▸ Request
Type out the data exactly as given. Skip any image.

** START OF Data extract **

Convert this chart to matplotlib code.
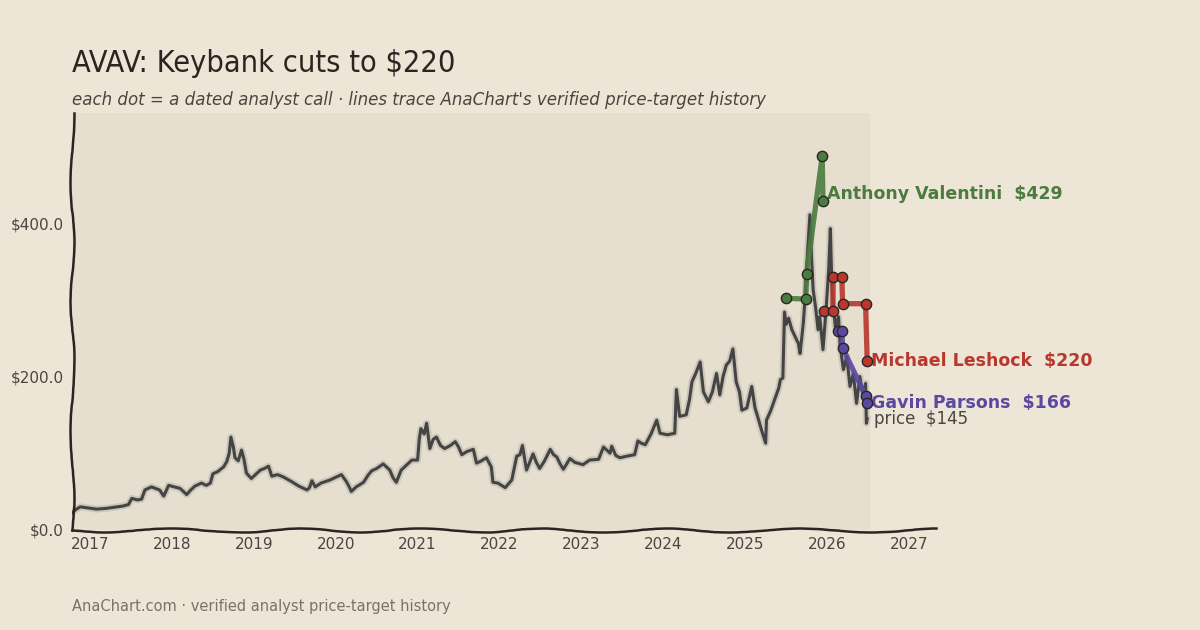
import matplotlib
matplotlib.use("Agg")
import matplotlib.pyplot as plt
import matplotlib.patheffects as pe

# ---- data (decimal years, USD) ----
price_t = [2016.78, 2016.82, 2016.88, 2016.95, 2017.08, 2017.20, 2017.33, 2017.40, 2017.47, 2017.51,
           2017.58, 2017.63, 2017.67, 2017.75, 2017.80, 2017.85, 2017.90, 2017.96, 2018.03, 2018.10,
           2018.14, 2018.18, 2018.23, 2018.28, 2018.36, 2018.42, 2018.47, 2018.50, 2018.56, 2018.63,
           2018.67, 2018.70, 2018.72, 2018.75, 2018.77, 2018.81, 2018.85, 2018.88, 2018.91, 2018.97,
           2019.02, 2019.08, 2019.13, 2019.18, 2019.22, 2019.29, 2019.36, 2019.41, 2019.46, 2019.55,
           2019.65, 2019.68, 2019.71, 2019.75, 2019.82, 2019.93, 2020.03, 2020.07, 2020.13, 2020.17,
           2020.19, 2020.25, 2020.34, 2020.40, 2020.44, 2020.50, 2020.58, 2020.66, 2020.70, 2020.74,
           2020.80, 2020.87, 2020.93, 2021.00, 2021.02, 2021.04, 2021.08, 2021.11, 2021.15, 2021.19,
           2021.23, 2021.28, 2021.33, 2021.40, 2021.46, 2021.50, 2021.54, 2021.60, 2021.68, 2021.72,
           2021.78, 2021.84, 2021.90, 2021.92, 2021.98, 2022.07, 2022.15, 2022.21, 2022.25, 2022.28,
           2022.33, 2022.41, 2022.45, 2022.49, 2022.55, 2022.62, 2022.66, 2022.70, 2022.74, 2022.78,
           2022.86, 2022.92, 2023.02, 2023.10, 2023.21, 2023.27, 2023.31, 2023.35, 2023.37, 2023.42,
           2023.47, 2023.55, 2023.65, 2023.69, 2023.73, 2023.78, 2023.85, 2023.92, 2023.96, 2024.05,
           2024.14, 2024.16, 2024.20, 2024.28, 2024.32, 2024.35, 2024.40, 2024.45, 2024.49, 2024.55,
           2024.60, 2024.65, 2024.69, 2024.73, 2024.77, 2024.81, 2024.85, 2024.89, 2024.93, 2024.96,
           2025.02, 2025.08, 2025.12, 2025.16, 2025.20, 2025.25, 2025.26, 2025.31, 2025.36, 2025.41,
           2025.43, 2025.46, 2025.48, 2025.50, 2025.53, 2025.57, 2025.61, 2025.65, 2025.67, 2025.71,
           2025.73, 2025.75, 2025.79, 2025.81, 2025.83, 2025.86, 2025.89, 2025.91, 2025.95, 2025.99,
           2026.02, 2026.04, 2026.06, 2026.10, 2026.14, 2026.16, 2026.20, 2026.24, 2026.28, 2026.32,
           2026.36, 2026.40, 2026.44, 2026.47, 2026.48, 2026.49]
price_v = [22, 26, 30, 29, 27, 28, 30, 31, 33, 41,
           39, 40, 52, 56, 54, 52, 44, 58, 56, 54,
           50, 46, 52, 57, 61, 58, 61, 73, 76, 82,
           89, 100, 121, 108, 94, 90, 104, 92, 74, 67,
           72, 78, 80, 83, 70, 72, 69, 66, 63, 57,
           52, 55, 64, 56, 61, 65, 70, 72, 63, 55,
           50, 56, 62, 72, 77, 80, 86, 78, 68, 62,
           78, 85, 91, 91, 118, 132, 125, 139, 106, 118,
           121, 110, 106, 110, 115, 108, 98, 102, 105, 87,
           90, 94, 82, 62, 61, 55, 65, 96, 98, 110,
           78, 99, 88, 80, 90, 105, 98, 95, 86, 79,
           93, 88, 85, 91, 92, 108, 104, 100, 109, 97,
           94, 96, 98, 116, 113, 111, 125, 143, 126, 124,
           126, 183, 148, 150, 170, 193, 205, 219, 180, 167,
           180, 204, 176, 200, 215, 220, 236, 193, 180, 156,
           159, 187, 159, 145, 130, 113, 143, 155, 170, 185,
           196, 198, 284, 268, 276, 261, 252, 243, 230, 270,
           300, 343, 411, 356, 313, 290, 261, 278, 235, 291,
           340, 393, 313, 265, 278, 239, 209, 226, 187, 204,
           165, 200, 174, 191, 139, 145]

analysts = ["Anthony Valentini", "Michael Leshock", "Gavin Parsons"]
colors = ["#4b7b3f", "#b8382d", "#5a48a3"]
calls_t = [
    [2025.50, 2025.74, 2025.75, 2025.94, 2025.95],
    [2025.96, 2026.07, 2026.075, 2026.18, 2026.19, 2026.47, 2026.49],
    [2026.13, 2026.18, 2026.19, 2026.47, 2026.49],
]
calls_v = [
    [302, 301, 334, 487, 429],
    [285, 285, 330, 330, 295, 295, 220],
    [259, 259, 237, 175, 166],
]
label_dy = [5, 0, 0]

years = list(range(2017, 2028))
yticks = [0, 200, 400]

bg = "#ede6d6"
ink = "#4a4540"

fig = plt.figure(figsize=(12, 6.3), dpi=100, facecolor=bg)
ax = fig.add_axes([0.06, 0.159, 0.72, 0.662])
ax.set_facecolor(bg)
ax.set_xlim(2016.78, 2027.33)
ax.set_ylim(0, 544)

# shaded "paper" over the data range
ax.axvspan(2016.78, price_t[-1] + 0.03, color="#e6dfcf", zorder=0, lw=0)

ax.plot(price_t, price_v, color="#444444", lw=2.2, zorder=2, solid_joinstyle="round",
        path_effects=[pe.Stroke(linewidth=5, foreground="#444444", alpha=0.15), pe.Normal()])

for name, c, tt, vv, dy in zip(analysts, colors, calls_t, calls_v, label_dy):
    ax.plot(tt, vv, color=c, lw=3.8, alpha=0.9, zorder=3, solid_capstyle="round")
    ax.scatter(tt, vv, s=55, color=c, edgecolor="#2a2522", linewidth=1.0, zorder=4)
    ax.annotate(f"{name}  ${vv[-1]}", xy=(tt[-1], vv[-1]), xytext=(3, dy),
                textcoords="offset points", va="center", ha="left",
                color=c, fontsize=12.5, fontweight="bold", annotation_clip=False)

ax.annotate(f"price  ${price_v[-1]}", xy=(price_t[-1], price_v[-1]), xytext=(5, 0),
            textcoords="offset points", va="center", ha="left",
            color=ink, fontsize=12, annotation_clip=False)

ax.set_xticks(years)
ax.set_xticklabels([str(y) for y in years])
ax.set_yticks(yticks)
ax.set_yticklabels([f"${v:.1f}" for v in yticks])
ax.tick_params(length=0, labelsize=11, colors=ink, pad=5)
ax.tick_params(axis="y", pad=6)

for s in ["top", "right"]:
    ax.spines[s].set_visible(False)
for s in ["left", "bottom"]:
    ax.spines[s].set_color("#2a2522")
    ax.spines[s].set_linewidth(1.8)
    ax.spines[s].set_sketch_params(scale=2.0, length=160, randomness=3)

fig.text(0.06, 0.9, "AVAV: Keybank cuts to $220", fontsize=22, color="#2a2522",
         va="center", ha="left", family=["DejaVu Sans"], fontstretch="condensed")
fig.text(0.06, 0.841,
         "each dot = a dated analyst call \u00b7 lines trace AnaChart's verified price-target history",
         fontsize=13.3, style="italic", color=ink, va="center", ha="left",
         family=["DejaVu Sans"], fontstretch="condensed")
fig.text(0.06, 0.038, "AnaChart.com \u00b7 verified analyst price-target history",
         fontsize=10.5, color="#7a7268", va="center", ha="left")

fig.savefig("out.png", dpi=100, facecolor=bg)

** END OF Data extract **

▸ Answer to the exercise
Convert this chart to matplotlib code.
import matplotlib
matplotlib.use("Agg")
import matplotlib.pyplot as plt
import matplotlib.patheffects as pe

# ---- data (decimal years, USD) ----
price_t = [2016.78, 2016.82, 2016.88, 2016.95, 2017.08, 2017.20, 2017.33, 2017.40, 2017.47, 2017.51,
           2017.58, 2017.63, 2017.67, 2017.75, 2017.80, 2017.85, 2017.90, 2017.96, 2018.03, 2018.10,
           2018.14, 2018.18, 2018.23, 2018.28, 2018.36, 2018.42, 2018.47, 2018.50, 2018.56, 2018.63,
           2018.67, 2018.70, 2018.72, 2018.75, 2018.77, 2018.81, 2018.85, 2018.88, 2018.91, 2018.97,
           2019.02, 2019.08, 2019.13, 2019.18, 2019.22, 2019.29, 2019.36, 2019.41, 2019.46, 2019.55,
           2019.65, 2019.68, 2019.71, 2019.75, 2019.82, 2019.93, 2020.03, 2020.07, 2020.13, 2020.17,
           2020.19, 2020.25, 2020.34, 2020.40, 2020.44, 2020.50, 2020.58, 2020.66, 2020.70, 2020.74,
           2020.80, 2020.87, 2020.93, 2021.00, 2021.02, 2021.04, 2021.08, 2021.11, 2021.15, 2021.19,
           2021.23, 2021.28, 2021.33, 2021.40, 2021.46, 2021.50, 2021.54, 2021.60, 2021.68, 2021.72,
           2021.78, 2021.84, 2021.90, 2021.92, 2021.98, 2022.07, 2022.15, 2022.21, 2022.25, 2022.28,
           2022.33, 2022.41, 2022.45, 2022.49, 2022.55, 2022.62, 2022.66, 2022.70, 2022.74, 2022.78,
           2022.86, 2022.92, 2023.02, 2023.10, 2023.21, 2023.27, 2023.31, 2023.35, 2023.37, 2023.42,
           2023.47, 2023.55, 2023.65, 2023.69, 2023.73, 2023.78, 2023.85, 2023.92, 2023.96, 2024.05,
           2024.14, 2024.16, 2024.20, 2024.28, 2024.32, 2024.35, 2024.40, 2024.45, 2024.49, 2024.55,
           2024.60, 2024.65, 2024.69, 2024.73, 2024.77, 2024.81, 2024.85, 2024.89, 2024.93, 2024.96,
           2025.02, 2025.08, 2025.12, 2025.16, 2025.20, 2025.25, 2025.26, 2025.31, 2025.36, 2025.41,
           2025.43, 2025.46, 2025.48, 2025.50, 2025.53, 2025.57, 2025.61, 2025.65, 2025.67, 2025.71,
           2025.73, 2025.75, 2025.79, 2025.81, 2025.83, 2025.86, 2025.89, 2025.91, 2025.95, 2025.99,
           2026.02, 2026.04, 2026.06, 2026.10, 2026.14, 2026.16, 2026.20, 2026.24, 2026.28, 2026.32,
           2026.36, 2026.40, 2026.44, 2026.47, 2026.48, 2026.49]
price_v = [22, 26, 30, 29, 27, 28, 30, 31, 33, 41,
           39, 40, 52, 56, 54, 52, 44, 58, 56, 54,
           50, 46, 52, 57, 61, 58, 61, 73, 76, 82,
           89, 100, 121, 108, 94, 90, 104, 92, 74, 67,
           72, 78, 80, 83, 70, 72, 69, 66, 63, 57,
           52, 55, 64, 56, 61, 65, 70, 72, 63, 55,
           50, 56, 62, 72, 77, 80, 86, 78, 68, 62,
           78, 85, 91, 91, 118, 132, 125, 139, 106, 118,
           121, 110, 106, 110, 115, 108, 98, 102, 105, 87,
           90, 94, 82, 62, 61, 55, 65, 96, 98, 110,
           78, 99, 88, 80, 90, 105, 98, 95, 86, 79,
           93, 88, 85, 91, 92, 108, 104, 100, 109, 97,
           94, 96, 98, 116, 113, 111, 125, 143, 126, 124,
           126, 183, 148, 150, 170, 193, 205, 219, 180, 167,
           180, 204, 176, 200, 215, 220, 236, 193, 180, 156,
           159, 187, 159, 145, 130, 113, 143, 155, 170, 185,
           196, 198, 284, 268, 276, 261, 252, 243, 230, 270,
           300, 343, 411, 356, 313, 290, 261, 278, 235, 291,
           340, 393, 313, 265, 278, 239, 209, 226, 187, 204,
           165, 200, 174, 191, 139, 145]

analysts = ["Anthony Valentini", "Michael Leshock", "Gavin Parsons"]
colors = ["#4b7b3f", "#b8382d", "#5a48a3"]
calls_t = [
    [2025.50, 2025.74, 2025.75, 2025.94, 2025.95],
    [2025.96, 2026.07, 2026.075, 2026.18, 2026.19, 2026.47, 2026.49],
    [2026.13, 2026.18, 2026.19, 2026.47, 2026.49],
]
calls_v = [
    [302, 301, 334, 487, 429],
    [285, 285, 330, 330, 295, 295, 220],
    [259, 259, 237, 175, 166],
]
label_dy = [5, 0, 0]

years = list(range(2017, 2028))
yticks = [0, 200, 400]

bg = "#ede6d6"
ink = "#4a4540"

fig = plt.figure(figsize=(12, 6.3), dpi=100, facecolor=bg)
ax = fig.add_axes([0.06, 0.159, 0.72, 0.662])
ax.set_facecolor(bg)
ax.set_xlim(2016.78, 2027.33)
ax.set_ylim(0, 544)

# shaded "paper" over the data range
ax.axvspan(2016.78, price_t[-1] + 0.03, color="#e6dfcf", zorder=0, lw=0)

ax.plot(price_t, price_v, color="#444444", lw=2.2, zorder=2, solid_joinstyle="round",
        path_effects=[pe.Stroke(linewidth=5, foreground="#444444", alpha=0.15), pe.Normal()])

for name, c, tt, vv, dy in zip(analysts, colors, calls_t, calls_v, label_dy):
    ax.plot(tt, vv, color=c, lw=3.8, alpha=0.9, zorder=3, solid_capstyle="round")
    ax.scatter(tt, vv, s=55, color=c, edgecolor="#2a2522", linewidth=1.0, zorder=4)
    ax.annotate(f"{name}  ${vv[-1]}", xy=(tt[-1], vv[-1]), xytext=(3, dy),
                textcoords="offset points", va="center", ha="left",
                color=c, fontsize=12.5, fontweight="bold", annotation_clip=False)

ax.annotate(f"price  ${price_v[-1]}", xy=(price_t[-1], price_v[-1]), xytext=(5, 0),
            textcoords="offset points", va="center", ha="left",
            color=ink, fontsize=12, annotation_clip=False)

ax.set_xticks(years)
ax.set_xticklabels([str(y) for y in years])
ax.set_yticks(yticks)
ax.set_yticklabels([f"${v:.1f}" for v in yticks])
ax.tick_params(length=0, labelsize=11, colors=ink, pad=5)
ax.tick_params(axis="y", pad=6)

for s in ["top", "right"]:
    ax.spines[s].set_visible(False)
for s in ["left", "bottom"]:
    ax.spines[s].set_color("#2a2522")
    ax.spines[s].set_linewidth(1.8)
    ax.spines[s].set_sketch_params(scale=2.0, length=160, randomness=3)

fig.text(0.06, 0.9, "AVAV: Keybank cuts to $220", fontsize=22, color="#2a2522",
         va="center", ha="left", family=["DejaVu Sans"], fontstretch="condensed")
fig.text(0.06, 0.841,
         "each dot = a dated analyst call \u00b7 lines trace AnaChart's verified price-target history",
         fontsize=13.3, style="italic", color=ink, va="center", ha="left",
         family=["DejaVu Sans"], fontstretch="condensed")
fig.text(0.06, 0.038, "AnaChart.com \u00b7 verified analyst price-target history",
         fontsize=10.5, color="#7a7268", va="center", ha="left")

fig.savefig("out.png", dpi=100, facecolor=bg)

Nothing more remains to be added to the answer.